>> BEGIN DATA SEGMENT

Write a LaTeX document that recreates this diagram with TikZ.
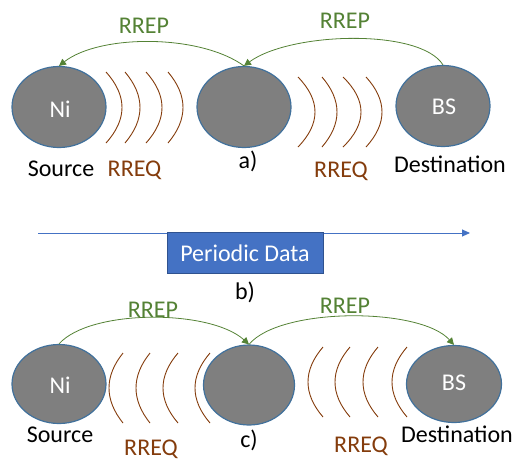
\documentclass[tikz,border=0pt]{standalone}
\usepackage{fontspec}
\setmainfont{Carlito}
\usetikzlibrary{shapes.geometric,arrows.meta}
\definecolor{nodegray}{RGB}{127,127,127}
\definecolor{nodeblue}{RGB}{65,113,156}
\definecolor{repgreen}{RGB}{84,130,53}
\definecolor{reqbrown}{RGB}{132,60,12}
\definecolor{boxblue}{RGB}{68,114,196}
\definecolor{boxedge}{RGB}{47,82,143}
\tikzset{
  station/.style={ellipse,draw=nodeblue,line width=1.2pt,fill=nodegray,text=white,inner sep=0pt,minimum width=94pt,minimum height=81pt},
  lbl/.style={anchor=base,inner sep=0pt,font=\fontsize{24}{27}\selectfont},
  replbl/.style={lbl,text=repgreen},
  reqlbl/.style={lbl,text=reqbrown},
  wave/.style={draw=reqbrown,line width=0.9pt},
  reparrow/.style={draw=repgreen,line width=0.8pt,-{Triangle[width=7pt,length=7pt]}},
}
\newcommand\wavearc[4]{\draw[wave] (#1,#2-#3) .. controls ({#1+4*#4/3},{#2-#3/3}) and ({#1+4*#4/3},{#2+#3/3}) .. (#1,#2+#3);}
\begin{document}
\begin{tikzpicture}[x=1pt,y=-1pt]
\useasboundingbox (0,0) rectangle (515,461);
% ---- a) ----
\node[station] (ni1) at (59,107) {};
\node[station] (mid1) at (244,107) {};
\node[station] (bs1) at (443,106) {};
\node[lbl,text=white] (tni1) at (60,117) {Ni};
\node[lbl,text=white] (tbs1) at (444,114) {BS};
\wavearc{106}{107.5}{35.5}{16}
\wavearc{125}{107.5}{35.5}{15}
\wavearc{146}{107.5}{35.5}{16}
\wavearc{168}{107.5}{35.5}{15}
\wavearc{298}{112}{35}{17}
\wavearc{322}{112}{35}{15}
\wavearc{343}{112}{35}{18}
\wavearc{366}{112}{35}{16}
\draw[reparrow] (mid1.north) .. controls (200,34) and (100,34) .. (ni1.north);
\draw[reparrow] (bs1.north) .. controls (420,28) and (290,32) .. (mid1.north);
\node[replbl] (rp1) at (144,33) {RREP};
\node[replbl] (rp2) at (345,28) {RREP};
\node[lbl] (src1) at (61,176) {Source};
\node[reqlbl] (rq1) at (134.5,176) {RREQ};
\node[lbl] (la) at (248,168) {a)};
\node[reqlbl] (rq2) at (341,177) {RREQ};
\node[lbl] (dst1) at (450,172) {Destination};
% ---- b) ----
\coordinate (ls) at (38,233);
\coordinate (le) at (470,233);
\draw[draw=boxblue,line width=0.9pt,-{Triangle[width=7pt,length=8pt]}] (ls) -- (le);
\node[draw=boxedge,line width=0.8pt,fill=boxblue,minimum width=156pt,minimum height=41pt,inner sep=0pt] (pd) at (245,252.5) {};
\node[lbl,text=white] (tpd) at (245,261) {Periodic Data};
\node[lbl] (lb) at (245,299) {b)};
% ---- c) ----
\node[station,minimum height=79pt] (ni2) at (59,384) {};
\node[station,minimum width=91pt,minimum height=80pt] (mid2) at (249,385) {};
\node[station,minimum width=95pt,minimum height=77pt] (bs2) at (454,384) {};
\node[lbl,text=white] (tni2) at (60,393) {Ni};
\node[lbl,text=white] (tbs2) at (454,390) {BS};
\wavearc{123}{388}{35}{-14}
\wavearc{150}{388}{35}{-14}
\wavearc{178}{388}{35}{-15}
\wavearc{210}{388}{35}{-15}
\wavearc{323}{382}{35}{-15}
\wavearc{350}{382}{35}{-15}
\wavearc{378}{382}{35}{-15}
\wavearc{407}{382}{35}{-15}
\draw[reparrow] (ni2.north) .. controls (90,309) and (210,309) .. (mid2.north);
\draw[reparrow] (mid2.north) .. controls (280,307) and (420,307) .. (bs2.north);
\node[replbl] (rp3) at (153,317) {RREP};
\node[replbl] (rp4) at (345,313) {RREP};
\node[lbl] (src2) at (60,442) {Source};
\node[reqlbl] (rq3) at (151,455) {RREQ};
\node[lbl] (lc) at (249,447) {c)};
\node[reqlbl] (rq4) at (361,452) {RREQ};
\node[lbl] (dst2) at (457,442) {Destination};
\end{tikzpicture}
\end{document}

>> END DATA SEGMENT

WHAT IS EXPECTED
Reproduce all of the data exactly, omitting each picture it holds.

RESULT FOR THIS TASK
Write a LaTeX document that recreates this diagram with TikZ.
\documentclass[tikz,border=0pt]{standalone}
\usepackage{fontspec}
\setmainfont{Carlito}
\usetikzlibrary{shapes.geometric,arrows.meta}
\definecolor{nodegray}{RGB}{127,127,127}
\definecolor{nodeblue}{RGB}{65,113,156}
\definecolor{repgreen}{RGB}{84,130,53}
\definecolor{reqbrown}{RGB}{132,60,12}
\definecolor{boxblue}{RGB}{68,114,196}
\definecolor{boxedge}{RGB}{47,82,143}
\tikzset{
  station/.style={ellipse,draw=nodeblue,line width=1.2pt,fill=nodegray,text=white,inner sep=0pt,minimum width=94pt,minimum height=81pt},
  lbl/.style={anchor=base,inner sep=0pt,font=\fontsize{24}{27}\selectfont},
  replbl/.style={lbl,text=repgreen},
  reqlbl/.style={lbl,text=reqbrown},
  wave/.style={draw=reqbrown,line width=0.9pt},
  reparrow/.style={draw=repgreen,line width=0.8pt,-{Triangle[width=7pt,length=7pt]}},
}
\newcommand\wavearc[4]{\draw[wave] (#1,#2-#3) .. controls ({#1+4*#4/3},{#2-#3/3}) and ({#1+4*#4/3},{#2+#3/3}) .. (#1,#2+#3);}
\begin{document}
\begin{tikzpicture}[x=1pt,y=-1pt]
\useasboundingbox (0,0) rectangle (515,461);
% ---- a) ----
\node[station] (ni1) at (59,107) {};
\node[station] (mid1) at (244,107) {};
\node[station] (bs1) at (443,106) {};
\node[lbl,text=white] (tni1) at (60,117) {Ni};
\node[lbl,text=white] (tbs1) at (444,114) {BS};
\wavearc{106}{107.5}{35.5}{16}
\wavearc{125}{107.5}{35.5}{15}
\wavearc{146}{107.5}{35.5}{16}
\wavearc{168}{107.5}{35.5}{15}
\wavearc{298}{112}{35}{17}
\wavearc{322}{112}{35}{15}
\wavearc{343}{112}{35}{18}
\wavearc{366}{112}{35}{16}
\draw[reparrow] (mid1.north) .. controls (200,34) and (100,34) .. (ni1.north);
\draw[reparrow] (bs1.north) .. controls (420,28) and (290,32) .. (mid1.north);
\node[replbl] (rp1) at (144,33) {RREP};
\node[replbl] (rp2) at (345,28) {RREP};
\node[lbl] (src1) at (61,176) {Source};
\node[reqlbl] (rq1) at (134.5,176) {RREQ};
\node[lbl] (la) at (248,168) {a)};
\node[reqlbl] (rq2) at (341,177) {RREQ};
\node[lbl] (dst1) at (450,172) {Destination};
% ---- b) ----
\coordinate (ls) at (38,233);
\coordinate (le) at (470,233);
\draw[draw=boxblue,line width=0.9pt,-{Triangle[width=7pt,length=8pt]}] (ls) -- (le);
\node[draw=boxedge,line width=0.8pt,fill=boxblue,minimum width=156pt,minimum height=41pt,inner sep=0pt] (pd) at (245,252.5) {};
\node[lbl,text=white] (tpd) at (245,261) {Periodic Data};
\node[lbl] (lb) at (245,299) {b)};
% ---- c) ----
\node[station,minimum height=79pt] (ni2) at (59,384) {};
\node[station,minimum width=91pt,minimum height=80pt] (mid2) at (249,385) {};
\node[station,minimum width=95pt,minimum height=77pt] (bs2) at (454,384) {};
\node[lbl,text=white] (tni2) at (60,393) {Ni};
\node[lbl,text=white] (tbs2) at (454,390) {BS};
\wavearc{123}{388}{35}{-14}
\wavearc{150}{388}{35}{-14}
\wavearc{178}{388}{35}{-15}
\wavearc{210}{388}{35}{-15}
\wavearc{323}{382}{35}{-15}
\wavearc{350}{382}{35}{-15}
\wavearc{378}{382}{35}{-15}
\wavearc{407}{382}{35}{-15}
\draw[reparrow] (ni2.north) .. controls (90,309) and (210,309) .. (mid2.north);
\draw[reparrow] (mid2.north) .. controls (280,307) and (420,307) .. (bs2.north);
\node[replbl] (rp3) at (153,317) {RREP};
\node[replbl] (rp4) at (345,313) {RREP};
\node[lbl] (src2) at (60,442) {Source};
\node[reqlbl] (rq3) at (151,455) {RREQ};
\node[lbl] (lc) at (249,447) {c)};
\node[reqlbl] (rq4) at (361,452) {RREQ};
\node[lbl] (dst2) at (457,442) {Destination};
\end{tikzpicture}
\end{document}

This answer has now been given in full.